Creating the table in AlloyDB is straightforward. You can use a tool like psql or pg_admin to run a CREATE TABLE statement:

CREATE TABLE IF NOT EXISTS schema.table
(
    string_col character varying(32) NOT NULL,
    ts timestamp without time zone NOT NULL,
    metric integer
);

Preparing the Airflow environment

We will be using DuckDB to read from Google Cloud Storage, so the Airflow workers need to have the correct Python packages. The packages are: duckdb, fsspec and gcsfs. If you’re on Cloud Composer, then fsspec and gcsfs are already available. You just need to add duckdb as a dependency.

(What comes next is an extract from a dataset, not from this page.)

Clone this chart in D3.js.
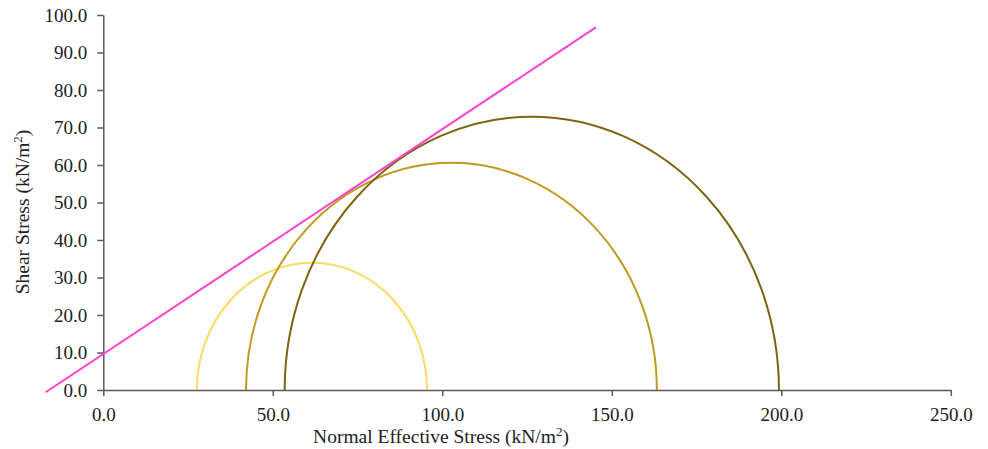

Also, be sure to add the AlloyDB connection to the Airflow Connections. Create a new connection of type Postgres and fill in the details: host, schema, login, password, port.

Exporting the BigQuery table in Airflow

Exporting an entire table to Google Cloud Storage using Airflow can be done with the BigQueryToGCSOperator:

from airflow.providers.google.cloud.transfers.bigquery_to_gcs import BigQueryToGCSOperator

bigquery_to_gcs = BigQueryToGCSOperator(
    task_id="bigquery_to_gcs",
    source_project_dataset_table=f"{DATASET_NAME}.{TABLE}",
    destination_cloud_storage_uris=[f"gs://{BUCKET_NAME}/{BUCKET_FILE}"],
    export_format="PARQUET"
)

Of course, the table shouldn’t be too big or else DuckDB will run out of memory. If you run into this issue, you should extract the data out of BigQuery in increments. This can be done with the BigQueryInsertJobOperator in which you can run a EXPORT DATA query to export only the specific increment.

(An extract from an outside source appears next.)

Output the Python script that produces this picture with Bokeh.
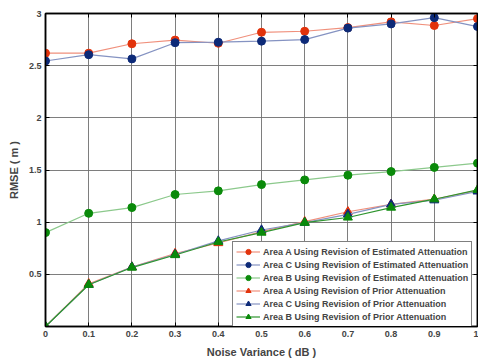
from bokeh.plotting import figure
from bokeh.models import (LinearAxis, FixedTicker, Legend, LegendItem, Range1d,
                          CustomLabelingPolicy)
from bokeh.embed import file_html
from bokeh.resources import INLINE

# Noise variance (dB) on the x axis
noise_variance = [0.0, 0.1, 0.2, 0.3, 0.4, 0.5, 0.6, 0.7, 0.8, 0.9, 1.0]

# RMSE (m) using revision of estimated attenuation
est_area_a = [2.62, 2.62, 2.71, 2.745, 2.715, 2.82, 2.83, 2.865, 2.92, 2.885, 2.95]
est_area_c = [2.545, 2.605, 2.565, 2.72, 2.725, 2.735, 2.75, 2.86, 2.90, 2.96, 2.875]
est_area_b = [0.90, 1.085, 1.14, 1.265, 1.30, 1.36, 1.405, 1.45, 1.485, 1.525, 1.565]

# RMSE (m) using revision of prior attenuation
prior_area_a = [0.0, 0.41, 0.57, 0.70, 0.80, 0.91, 1.005, 1.10, 1.17, 1.22, 1.305]
prior_area_c = [0.0, 0.40, 0.57, 0.69, 0.82, 0.925, 0.995, 1.075, 1.17, 1.21, 1.295]
prior_area_b = [0.0, 0.40, 0.565, 0.685, 0.81, 0.90, 0.995, 1.045, 1.14, 1.22, 1.31]

x_ticks = [0.0, 0.1, 0.2, 0.3, 0.4, 0.5, 0.6, 0.7, 0.8, 0.9, 1.0]
x_tick_labels = ["0", "0.1", "0.2", "0.3", "0.4", "0.5", "0.6", "0.7", "0.8", "0.9", "1"]
y_ticks = [0.0, 0.5, 1.0, 1.5, 2.0, 2.5, 3.0]
y_tick_labels = ["", "0.5", "1", "1.5", "2", "2.5", "3"]

FONT = "Liberation Sans"

p = figure(width=478, height=360, x_range=Range1d(0, 1), y_range=Range1d(0, 3),
           output_backend="svg", toolbar_location=None,
           min_border_left=45, min_border_right=1, min_border_top=13,
           min_border_bottom=32, background_fill_color="white",
           border_fill_color="white")

p.outline_line_color = "black"
p.outline_line_width = 1.5

# tick marks only, no labels, for the mirrored top/right axes
no_labels = CustomLabelingPolicy(code="""
const out = indices.clone()
for (const i of [...indices]) { out.set(i, false) }
return out
""")

def style_axis(ax, ticks, show_labels=True):
    ax.axis_line_color = "black"
    ax.axis_line_width = 1.5
    ax.major_tick_in = 4
    ax.major_tick_out = 0
    ax.minor_tick_in = 0
    ax.minor_tick_out = 0
    ax.major_tick_line_color = "black"
    ax.major_label_text_font = FONT
    ax.major_label_text_font_style = "bold"
    ax.major_label_text_font_size = "9px"
    ax.major_label_standoff = 4 if show_labels else 0
    if not show_labels:
        ax.major_label_overrides = {t: "" for t in ticks}
        ax.major_label_policy = no_labels

p.xaxis.ticker = FixedTicker(ticks=x_ticks)
p.xaxis.major_label_overrides = dict(zip(x_ticks, x_tick_labels))
p.yaxis.ticker = FixedTicker(ticks=y_ticks)
p.yaxis.major_label_overrides = dict(zip(y_ticks, y_tick_labels))
style_axis(p.xaxis[0], x_ticks)
style_axis(p.yaxis[0], y_ticks)
p.xaxis.axis_label = "Noise Variance ( dB )"
p.yaxis.axis_label = "RMSE ( m )"
for ax in (p.xaxis[0], p.yaxis[0]):
    ax.axis_label_text_font = FONT
    ax.axis_label_text_font_style = "bold"
    ax.axis_label_text_font_size = "11px"
    ax.axis_label_standoff = 6

top = LinearAxis(ticker=FixedTicker(ticks=x_ticks))
right = LinearAxis(ticker=FixedTicker(ticks=y_ticks))
style_axis(top, x_ticks, False)
style_axis(right, y_ticks, False)
p.add_layout(top, "above")
p.add_layout(right, "right")

p.xgrid.ticker = FixedTicker(ticks=x_ticks)
p.ygrid.ticker = FixedTicker(ticks=y_ticks)
for g in (p.xgrid[0], p.ygrid[0]):
    g.grid_line_color = "#707070"
    g.grid_line_width = 1
    g.grid_line_alpha = 0.9

series = [
    ("Area A Using Revision of Estimated Attenuation", est_area_a, "#e2330c", "#f0907c", "circle", 8),
    ("Area C Using Revision of Estimated Attenuation", est_area_c, "#0d2a78", "#8593c2", "circle", 8),
    ("Area B Using Revision of Estimated Attenuation", est_area_b, "#0a8a0a", "#8cc98c", "circle", 8),
    ("Area A Using Revision of Prior Attenuation", prior_area_a, "#e2330c", "#f0907c", "triangle", 9),
    ("Area C Using Revision of Prior Attenuation", prior_area_c, "#0d2a78", "#8593c2", "triangle", 9),
    ("Area B Using Revision of Prior Attenuation", prior_area_b, "#0a8a0a", "#2f952f", "triangle", 9),
]

items = []
for label, ys, mcolor, lcolor, marker, size in series:
    ln = p.line(noise_variance, ys, line_color=lcolor, line_width=1.2)
    sc = p.scatter(noise_variance, ys, marker=marker, size=size,
                   fill_color=mcolor, line_color=mcolor)
    items.append(LegendItem(label=label, renderers=[ln, sc]))

legend = Legend(items=items, location=(187, -1), padding=3, spacing=0,
                margin=0, label_height=13, glyph_height=13, glyph_width=24,
                label_standoff=3, label_text_font=FONT,
                label_text_font_style="bold", label_text_font_size="9px",
                border_line_color="black", border_line_width=1.2,
                background_fill_color="white", background_fill_alpha=1)
p.add_layout(legend, "center")

open("out.html", "w").write(file_html(p, INLINE))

Loading the Parquet data into AlloyDB using DuckDB

To do this, we will create a function with will be called by the PythonOperator:

from airflow.hooks.base_hook import BaseHook
from airflow.operators.python import PythonOperator

def gcs_to_alloydb(conn_id, **kwargs):
    import duckdb
    from fsspec import filesystem

    conn_info = BaseHook.get_connection(conn_id)
    conn = duckdb.connect(":memory:")
    conn.execute("INSTALL postgres")

    fs = filesystem("gcs")
    conn.register_filesystem(fs)

    conn.execute(f"ATTACH '{conn_info.get_uri()}' AS alloydb (TYPE postgres)")
    conn.execute("INSERT INTO alloydb.schema.table SELECT * FROM read_parquet('gcs://bucket/path/to/*.parquet')")

gcs_to_alloydb = PythonOperator(
    task_id="gcs_to_alloydb",
    python_callable=gcs_to_alloydb,
    op_args=["conn_id"],
    provide_context=True
)


bigquery_to_gcs >> gcs_to_alloydb

Note: The above is just an example of how it could work. In reality, running this every day may cause duplicate data in your AlloyDB table. You may want to truncate the table every time before the INSERT statement, or something like that, to prevent duplicates.

Also be aware that the above example might not be 100% safe from SQL injection. But as long as you don’t work with user input the risk of this should be minimal.

Conclusion

DuckDB can be a powerful tool for basic ETL pipelines. While this use case might be very specific, the above example can be easily generalized. For example, you may have some Parquet data coming from a different source, that you want to insert into a normal Postgresql database. DuckDB can also handle CSV files, and attach to MySQL databases.

I hope you found this article helpful!